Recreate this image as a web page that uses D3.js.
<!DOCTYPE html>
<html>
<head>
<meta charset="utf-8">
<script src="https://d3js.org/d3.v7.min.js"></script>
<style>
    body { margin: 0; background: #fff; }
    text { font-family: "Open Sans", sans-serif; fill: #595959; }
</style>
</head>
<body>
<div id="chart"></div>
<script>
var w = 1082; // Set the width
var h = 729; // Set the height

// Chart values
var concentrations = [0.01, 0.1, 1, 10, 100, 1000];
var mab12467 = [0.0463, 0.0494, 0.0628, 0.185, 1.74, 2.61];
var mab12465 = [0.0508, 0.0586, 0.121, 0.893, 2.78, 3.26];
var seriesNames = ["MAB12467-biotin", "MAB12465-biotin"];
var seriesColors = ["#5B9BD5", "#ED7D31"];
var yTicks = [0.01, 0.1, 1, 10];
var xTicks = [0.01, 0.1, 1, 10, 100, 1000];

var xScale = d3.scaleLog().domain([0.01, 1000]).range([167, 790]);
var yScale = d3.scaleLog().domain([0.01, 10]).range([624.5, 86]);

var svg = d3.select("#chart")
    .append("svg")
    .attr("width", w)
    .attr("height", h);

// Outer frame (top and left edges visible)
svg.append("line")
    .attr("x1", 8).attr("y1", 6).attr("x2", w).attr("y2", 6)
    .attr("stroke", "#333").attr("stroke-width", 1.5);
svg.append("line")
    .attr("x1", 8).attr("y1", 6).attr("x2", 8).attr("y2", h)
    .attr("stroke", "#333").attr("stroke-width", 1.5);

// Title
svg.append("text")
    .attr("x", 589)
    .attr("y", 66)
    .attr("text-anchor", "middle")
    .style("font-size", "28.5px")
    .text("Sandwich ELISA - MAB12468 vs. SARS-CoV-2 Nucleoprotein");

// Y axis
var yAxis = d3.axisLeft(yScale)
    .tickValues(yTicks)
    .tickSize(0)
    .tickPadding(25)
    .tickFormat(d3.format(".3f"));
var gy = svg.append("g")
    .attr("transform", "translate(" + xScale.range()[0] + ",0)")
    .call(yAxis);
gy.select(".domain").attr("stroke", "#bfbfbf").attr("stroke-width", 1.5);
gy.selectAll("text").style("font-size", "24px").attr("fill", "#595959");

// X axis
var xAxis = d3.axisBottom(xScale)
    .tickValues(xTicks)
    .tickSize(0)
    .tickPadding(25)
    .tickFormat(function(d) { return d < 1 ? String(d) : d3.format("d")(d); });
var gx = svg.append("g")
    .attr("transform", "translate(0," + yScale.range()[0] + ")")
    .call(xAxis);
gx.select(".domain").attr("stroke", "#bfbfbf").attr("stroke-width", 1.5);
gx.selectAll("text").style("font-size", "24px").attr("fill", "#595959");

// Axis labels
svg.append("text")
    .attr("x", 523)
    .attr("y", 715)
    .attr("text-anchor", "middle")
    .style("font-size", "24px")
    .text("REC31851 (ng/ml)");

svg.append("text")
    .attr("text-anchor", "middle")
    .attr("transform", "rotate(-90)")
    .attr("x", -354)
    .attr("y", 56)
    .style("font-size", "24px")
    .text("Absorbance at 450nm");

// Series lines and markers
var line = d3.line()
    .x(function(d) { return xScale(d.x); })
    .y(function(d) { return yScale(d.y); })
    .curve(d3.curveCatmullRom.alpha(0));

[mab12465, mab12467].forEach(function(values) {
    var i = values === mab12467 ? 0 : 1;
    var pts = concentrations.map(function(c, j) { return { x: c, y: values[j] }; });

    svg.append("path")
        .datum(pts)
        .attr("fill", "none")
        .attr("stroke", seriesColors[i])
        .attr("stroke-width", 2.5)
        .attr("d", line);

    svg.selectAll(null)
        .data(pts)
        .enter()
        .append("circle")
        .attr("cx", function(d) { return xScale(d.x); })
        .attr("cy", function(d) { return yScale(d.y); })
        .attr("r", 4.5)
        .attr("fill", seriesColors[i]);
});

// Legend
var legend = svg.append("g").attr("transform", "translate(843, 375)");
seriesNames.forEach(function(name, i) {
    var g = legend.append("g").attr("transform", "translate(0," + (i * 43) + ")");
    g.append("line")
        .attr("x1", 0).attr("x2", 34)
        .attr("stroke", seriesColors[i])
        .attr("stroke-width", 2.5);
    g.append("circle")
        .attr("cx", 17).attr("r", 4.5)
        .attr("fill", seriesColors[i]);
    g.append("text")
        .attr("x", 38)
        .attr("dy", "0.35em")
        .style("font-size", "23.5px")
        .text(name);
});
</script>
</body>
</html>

◆ ◆ ◆ ◆ ◆

INSTRUCTIONS TO FOLLOW: All of the data must be returned exactly.

COMPLETE OUTPUT:
Recreate this image as a web page that uses D3.js.
<!DOCTYPE html>
<html>
<head>
<meta charset="utf-8">
<script src="https://d3js.org/d3.v7.min.js"></script>
<style>
    body { margin: 0; background: #fff; }
    text { font-family: "Open Sans", sans-serif; fill: #595959; }
</style>
</head>
<body>
<div id="chart"></div>
<script>
var w = 1082; // Set the width
var h = 729; // Set the height

// Chart values
var concentrations = [0.01, 0.1, 1, 10, 100, 1000];
var mab12467 = [0.0463, 0.0494, 0.0628, 0.185, 1.74, 2.61];
var mab12465 = [0.0508, 0.0586, 0.121, 0.893, 2.78, 3.26];
var seriesNames = ["MAB12467-biotin", "MAB12465-biotin"];
var seriesColors = ["#5B9BD5", "#ED7D31"];
var yTicks = [0.01, 0.1, 1, 10];
var xTicks = [0.01, 0.1, 1, 10, 100, 1000];

var xScale = d3.scaleLog().domain([0.01, 1000]).range([167, 790]);
var yScale = d3.scaleLog().domain([0.01, 10]).range([624.5, 86]);

var svg = d3.select("#chart")
    .append("svg")
    .attr("width", w)
    .attr("height", h);

// Outer frame (top and left edges visible)
svg.append("line")
    .attr("x1", 8).attr("y1", 6).attr("x2", w).attr("y2", 6)
    .attr("stroke", "#333").attr("stroke-width", 1.5);
svg.append("line")
    .attr("x1", 8).attr("y1", 6).attr("x2", 8).attr("y2", h)
    .attr("stroke", "#333").attr("stroke-width", 1.5);

// Title
svg.append("text")
    .attr("x", 589)
    .attr("y", 66)
    .attr("text-anchor", "middle")
    .style("font-size", "28.5px")
    .text("Sandwich ELISA - MAB12468 vs. SARS-CoV-2 Nucleoprotein");

// Y axis
var yAxis = d3.axisLeft(yScale)
    .tickValues(yTicks)
    .tickSize(0)
    .tickPadding(25)
    .tickFormat(d3.format(".3f"));
var gy = svg.append("g")
    .attr("transform", "translate(" + xScale.range()[0] + ",0)")
    .call(yAxis);
gy.select(".domain").attr("stroke", "#bfbfbf").attr("stroke-width", 1.5);
gy.selectAll("text").style("font-size", "24px").attr("fill", "#595959");

// X axis
var xAxis = d3.axisBottom(xScale)
    .tickValues(xTicks)
    .tickSize(0)
    .tickPadding(25)
    .tickFormat(function(d) { return d < 1 ? String(d) : d3.format("d")(d); });
var gx = svg.append("g")
    .attr("transform", "translate(0," + yScale.range()[0] + ")")
    .call(xAxis);
gx.select(".domain").attr("stroke", "#bfbfbf").attr("stroke-width", 1.5);
gx.selectAll("text").style("font-size", "24px").attr("fill", "#595959");

// Axis labels
svg.append("text")
    .attr("x", 523)
    .attr("y", 715)
    .attr("text-anchor", "middle")
    .style("font-size", "24px")
    .text("REC31851 (ng/ml)");

svg.append("text")
    .attr("text-anchor", "middle")
    .attr("transform", "rotate(-90)")
    .attr("x", -354)
    .attr("y", 56)
    .style("font-size", "24px")
    .text("Absorbance at 450nm");

// Series lines and markers
var line = d3.line()
    .x(function(d) { return xScale(d.x); })
    .y(function(d) { return yScale(d.y); })
    .curve(d3.curveCatmullRom.alpha(0));

[mab12465, mab12467].forEach(function(values) {
    var i = values === mab12467 ? 0 : 1;
    var pts = concentrations.map(function(c, j) { return { x: c, y: values[j] }; });

    svg.append("path")
        .datum(pts)
        .attr("fill", "none")
        .attr("stroke", seriesColors[i])
        .attr("stroke-width", 2.5)
        .attr("d", line);

    svg.selectAll(null)
        .data(pts)
        .enter()
        .append("circle")
        .attr("cx", function(d) { return xScale(d.x); })
        .attr("cy", function(d) { return yScale(d.y); })
        .attr("r", 4.5)
        .attr("fill", seriesColors[i]);
});

// Legend
var legend = svg.append("g").attr("transform", "translate(843, 375)");
seriesNames.forEach(function(name, i) {
    var g = legend.append("g").attr("transform", "translate(0," + (i * 43) + ")");
    g.append("line")
        .attr("x1", 0).attr("x2", 34)
        .attr("stroke", seriesColors[i])
        .attr("stroke-width", 2.5);
    g.append("circle")
        .attr("cx", 17).attr("r", 4.5)
        .attr("fill", seriesColors[i]);
    g.append("text")
        .attr("x", 38)
        .attr("dy", "0.35em")
        .style("font-size", "23.5px")
        .text(name);
});
</script>
</body>
</html>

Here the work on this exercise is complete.